The humming machines. The liquids suspended in bags. The writing on the bags, whole paragraphs, thin words in curved black font. The bag is almost empty and the letters sag and droop near the bottom, drawn in at their corners as if they too will disappear along with the drip.
"Is there a restroom around here?" Miranda asks the nurse, who is still on the phone. "Hey," — more forcefully this time — "y'all got a bathroom on this floor?" The nurse's identification, which she wears on a lanyard around her neck, is scratched and faded. I can't read the name.
"HELLO. THE LADIES ROOM?"
The nurse cups the receiver. "Fourth floor. Elevator's down the hall."
"You work at the Stop and Go, that place on Stabler Street," I say to Miranda. "I get coffee there sometimes. I thought you looked familiar."
"I don't work there anymore." Her eyes were a rich uneven brown, the color of Rawley's toast.
"Hasn't been easy, I guess. Your dad and all."
"For not being a preacher you sure act like one."
"I barely know your father. I don't encourage him, is what I mean."
"He loves to blame the war," Miranda says. "But the truth is that my dad was slurring his ABCs in the fifth grade." She opens the oversized purse and takes out what appears to be its only contents — a small photo album — and flips to a picture of a young girl with her arms wrapped around a very large cat. The feline's long, slackened body is nearly as tall as the girl's.
"It was my fault, really. I'm not a good judge of character. Never have been. You'd think I'd know more, about him at least because he's my father, but it didn't work out that way."
"Is she the reason for the restraining order?"
"They went for ice cream. He tapped the fender of the car ahead of him in the drive-through line at Dairy Queen. I went to the police station to get Jeanie, and the other driver, the one who'd called the police, apologized to me. Explained that he felt bad but hadn't known what else to do. Had no choice once he saw the kid, he told me, because the grandfather smelled like a distillery."
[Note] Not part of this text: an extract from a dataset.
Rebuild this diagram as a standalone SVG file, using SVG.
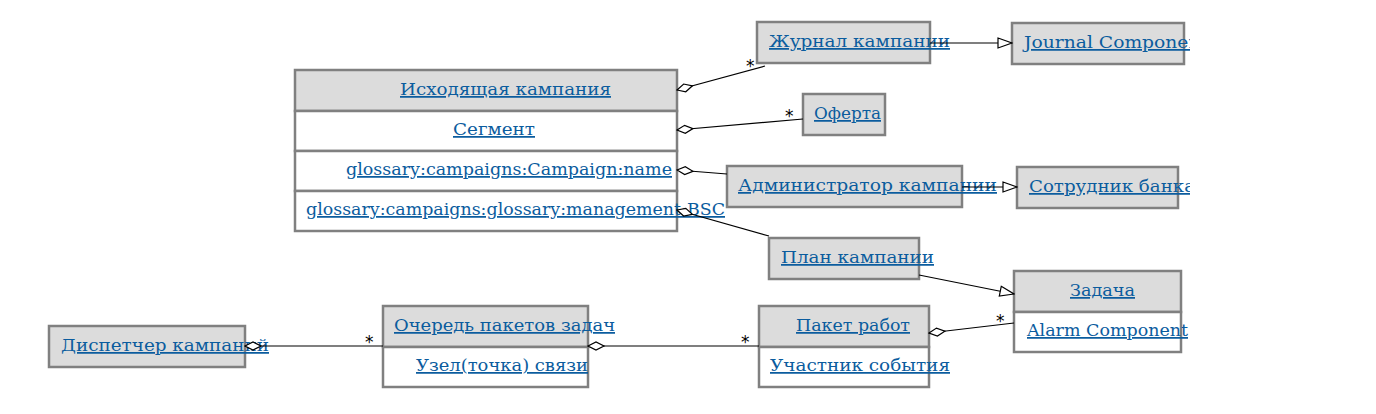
<svg xmlns="http://www.w3.org/2000/svg" width="1376" height="414" viewBox="0 0 1376 414">
<style>
.h{fill:#dcdcdc;stroke:#808080;stroke-width:2.5}
.b{fill:#ffffff;stroke:#808080;stroke-width:2.5}
.t{font-family:"DejaVu Serif","Liberation Serif",serif;font-size:17.5px;fill:#0b5c9e;text-decoration:underline}
.c{fill:none;stroke:#000;stroke-width:1.2}
.m{font-family:"DejaVu Sans",sans-serif;font-size:17px;fill:#000}
</style>
<defs>
<marker id="dia" markerUnits="userSpaceOnUse" markerWidth="20" markerHeight="12" refX="1" refY="5" orient="auto" viewBox="0 0 20 10">
<path d="M1,5 L9,1 L17,5 L9,9 Z" fill="#fff" stroke="#000" stroke-width="1.2"/>
</marker>
<marker id="tri" markerUnits="userSpaceOnUse" markerWidth="16" markerHeight="12" refX="15" refY="6" orient="auto" viewBox="0 0 16 12">
<path d="M1,1 L15,6 L1,11 Z" fill="#fff" stroke="#000" stroke-width="1.2"/>
</marker>
<clipPath id="clip"><rect x="0" y="0" width="1190" height="414"/></clipPath>
</defs>
<rect width="1376" height="414" fill="#fff"/>
<g id="nodes" clip-path="url(#clip)">
<g id="n-outbound">
<rect class="h" x="295" y="70" width="382" height="41"/>
<rect class="b" x="295" y="111" width="382" height="40"/>
<rect class="b" x="295" y="151" width="382" height="40"/>
<rect class="b" x="295" y="191" width="382" height="40"/>
<text class="t" x="400" y="95" textLength="211" lengthAdjust="spacingAndGlyphs">Исходящая кампания</text>
<text class="t" x="453" y="135" textLength="82" lengthAdjust="spacingAndGlyphs">Сегмент</text>
<text class="t" x="346" y="175" textLength="326" lengthAdjust="spacingAndGlyphs">glossary:campaigns:Campaign:name</text>
<text class="t" x="306" y="215" textLength="419" lengthAdjust="spacingAndGlyphs">glossary:campaigns:glossary:management:BSC</text>
</g>
<g id="n-journal">
<rect class="h" x="757" y="22" width="173" height="41"/>
<text class="t" x="769" y="47" textLength="181" lengthAdjust="spacingAndGlyphs">Журнал кампании</text>
</g>
<g id="n-journal-comp">
<rect class="h" x="1012" y="23" width="172" height="41"/>
<text class="t" x="1024" y="48" textLength="184" lengthAdjust="spacingAndGlyphs">Journal Component</text>
</g>
<g id="n-offer">
<rect class="h" x="803" y="94" width="82" height="41"/>
<text class="t" x="814" y="119" textLength="67" lengthAdjust="spacingAndGlyphs">Оферта</text>
</g>
<g id="n-admin">
<rect class="h" x="727" y="166" width="235" height="41"/>
<text class="t" x="738" y="191" textLength="259" lengthAdjust="spacingAndGlyphs">Администратор кампании</text>
</g>
<g id="n-employee">
<rect class="h" x="1017" y="167" width="161" height="41"/>
<text class="t" x="1029" y="192" textLength="166" lengthAdjust="spacingAndGlyphs">Сотрудник банка</text>
</g>
<g id="n-plan">
<rect class="h" x="769" y="238" width="150" height="41"/>
<text class="t" x="781" y="263" textLength="153" lengthAdjust="spacingAndGlyphs">План кампании</text>
</g>
<g id="n-task">
<rect class="h" x="1014" y="271" width="167" height="41"/>
<rect class="b" x="1014" y="312" width="167" height="40"/>
<text class="t" x="1070" y="296" textLength="65" lengthAdjust="spacingAndGlyphs">Задача</text>
<text class="t" x="1027" y="336" textLength="161" lengthAdjust="spacingAndGlyphs">Alarm Component</text>
</g>
<g id="n-workpack">
<rect class="h" x="759" y="306" width="170" height="41"/>
<rect class="b" x="759" y="347" width="170" height="40"/>
<text class="t" x="796" y="331" textLength="114" lengthAdjust="spacingAndGlyphs">Пакет работ</text>
<text class="t" x="770" y="371" textLength="180" lengthAdjust="spacingAndGlyphs">Участник события</text>
</g>
<g id="n-queue">
<rect class="h" x="383" y="306" width="205" height="41"/>
<rect class="b" x="383" y="347" width="205" height="40"/>
<text class="t" x="394" y="331" textLength="221" lengthAdjust="spacingAndGlyphs">Очередь пакетов задач</text>
<text class="t" x="416" y="371" textLength="172" lengthAdjust="spacingAndGlyphs">Узел(точка) связи</text>
</g>
<g id="n-dispatcher">
<rect class="h" x="49" y="326" width="196" height="41"/>
<text class="t" x="61" y="351" textLength="208" lengthAdjust="spacingAndGlyphs">Диспетчер кампаний</text>
</g>
</g>
<g id="connectors">
<path class="c" d="M677,90 L765,66" marker-start="url(#dia)"/>
<text class="m" x="746" y="72">*</text>
<path class="c" d="M677,130 L803,119" marker-start="url(#dia)"/>
<text class="m" x="785" y="122">*</text>
<path class="c" d="M677,170 L727,174" marker-start="url(#dia)"/>
<path class="c" d="M677,210 L769,236" marker-start="url(#dia)"/>
<path class="c" d="M930,43 L1012,43" marker-end="url(#tri)"/>
<path class="c" d="M962,187 L1017,187" marker-end="url(#tri)"/>
<path class="c" d="M919,275 L1014,294" marker-end="url(#tri)"/>
<path class="c" d="M929,333 L1014,323" marker-start="url(#dia)"/>
<text class="m" x="996" y="327">*</text>
<path class="c" d="M588,346 L759,346" marker-start="url(#dia)"/>
<text class="m" x="741" y="348">*</text>
<path class="c" d="M245,346 L383,346" marker-start="url(#dia)"/>
<text class="m" x="365" y="348">*</text>
</g>
</svg>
"Excuse me, coming through," a nurse says. She pushes a gurney swiftly past, accompanied by two orderlies wearing latex gloves; the trio negotiates the assorted wheelchairs and hampers and trolleys stacked with supplies that cramp the hall. "Excuse me, coming through please, behind you now, coming through."
"You said Room 502, right?" the nurse behind the counter asks me, "the man who felt dizzy? He's being moved to the O.R."
A flustered Rawley lies on the gurney, which has been pushed up against the smooth cinder block walls of the corridor.
"They just rolled me out here and left," he says. "I wish I had a cigarette."
"They'll be along. Try to relax."
"Where's Miranda?"
I look away, to the double wooden doors up ahead and the "NO UNAUTHORIZED PERSONNEL BEYOND THIS POINT" signs that mark the entrance to the surgery unit.
"She'll be back."
"Ten days." Rawley sighs. "Next time we meet I'll be a different man. The lady on the hot line told me it's never too late to change. Oh well," he says again. "Ten days — could be worse I suppose. I just hope they've got a TV in the slammer. Wouldn't that be some luck if they did?"